Freshers are strongly warned against any form of Examinations Malpractices/Irregularities. It shall be an offence for a student/candidate to get involved in examination malpractices. Misconduct includes but not limited to the following actions:

Cheating is defined as any illegitimate behaviour designed to deceive those setting, administering and marking the assessment. Cheating in a University assessment is a very serious academic offence, which may lead ultimately to expulsion from the University. Cheating can take one of a number of forms, including:

  1. Taking into the exam venue, or possessing whilst in that room, any books, notes or other material which has/have not been authorized.
  2. Writing notes on yourself or having notes on your person.
  3. Having notes written in your identity documents or authorized examination materials e.g logarithm table.
  4. Accessing information stored or written on electronic equipment.
  5. Copying from another student in an examination.
  6. Aiding or attempting to aid another candidate, or obtaining or attempting to obtain aid from another candidate.
  7. Passing yourself off as another.
  8. Such repeated behaviour as may in the view of the Invigilator prejudice the performance of other candidates.
  9. The use of unauthorized books, notes, electronic aids or other materials in an examination.
  10. Obtaining an examination paper ahead of its authorized release.

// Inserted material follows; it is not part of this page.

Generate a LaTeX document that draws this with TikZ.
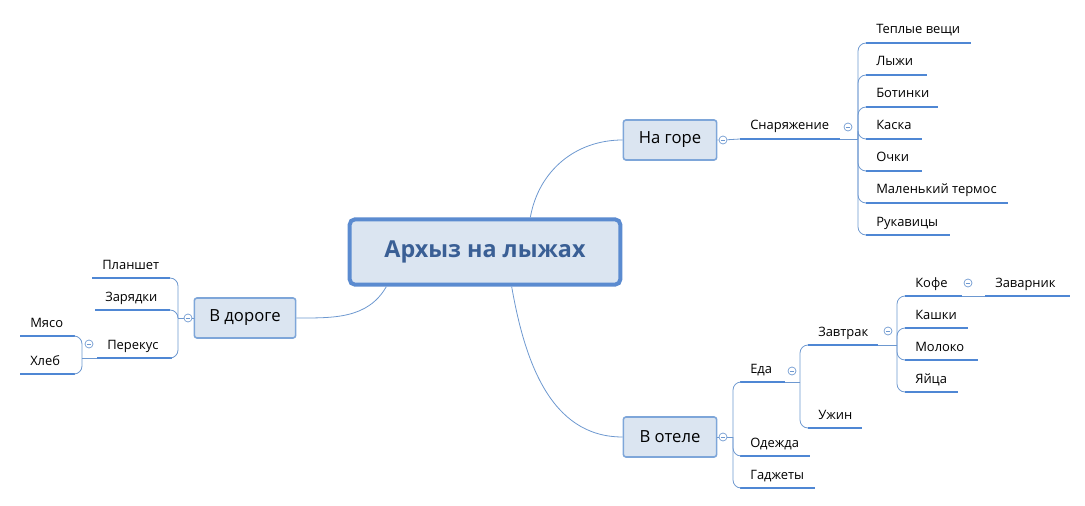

Collusion, i.e. the representation of another’s work or ideas as one’s own without appropriate acknowledgement or referencing, where the owner of the work knows of the situation and both work towards the deceit of a third party (while in plagiarism the owner of the work does not knowingly allow the use of his or her work);

Acting dishonestly in any way including fabrication of data, whether before, during or after an examination or other assessment so as to either obtain or offer to others an unfair advantage in that examination or assessment;

Plagiarism, this is the act of representing another’s work or ideas as one’s own without appropriate acknowledgement or referencing. There are three main types of plagiarism’ which could occur within all modes of assessment (including examinations):

  1. Direct copying of text from a book, article, fellow student’s essay, handout, thesis, web page or other source without proper acknowledgment.
  2. Claiming individual ideas derived from a book, article etc. as one’s own, and incorporating them into one’s work without acknowledging the source of these ideas.
  3. Overly depending on the work of one or more others without proper acknowledgment of the source, by constructing an essay, project etc. by extracting large sections of the text from another source, and merely linking these together with a few of one’s own sentences. (Colleges / Schools may extend these definitions for specific subject areas and provide students with examples as appropriate).

The correct referencing system for making quotations explicit and acknowledging sources shall be available through personal tutors or supervisors, specific tutorial sessions and handbooks).

Contravention of the above Regulations will be treated under the Procedures for handling cases of Suspected Cheating, including Plagiarism, in University Assessment. Any student/candidate found guilty of the offence shall be dismissed or suspended from the University.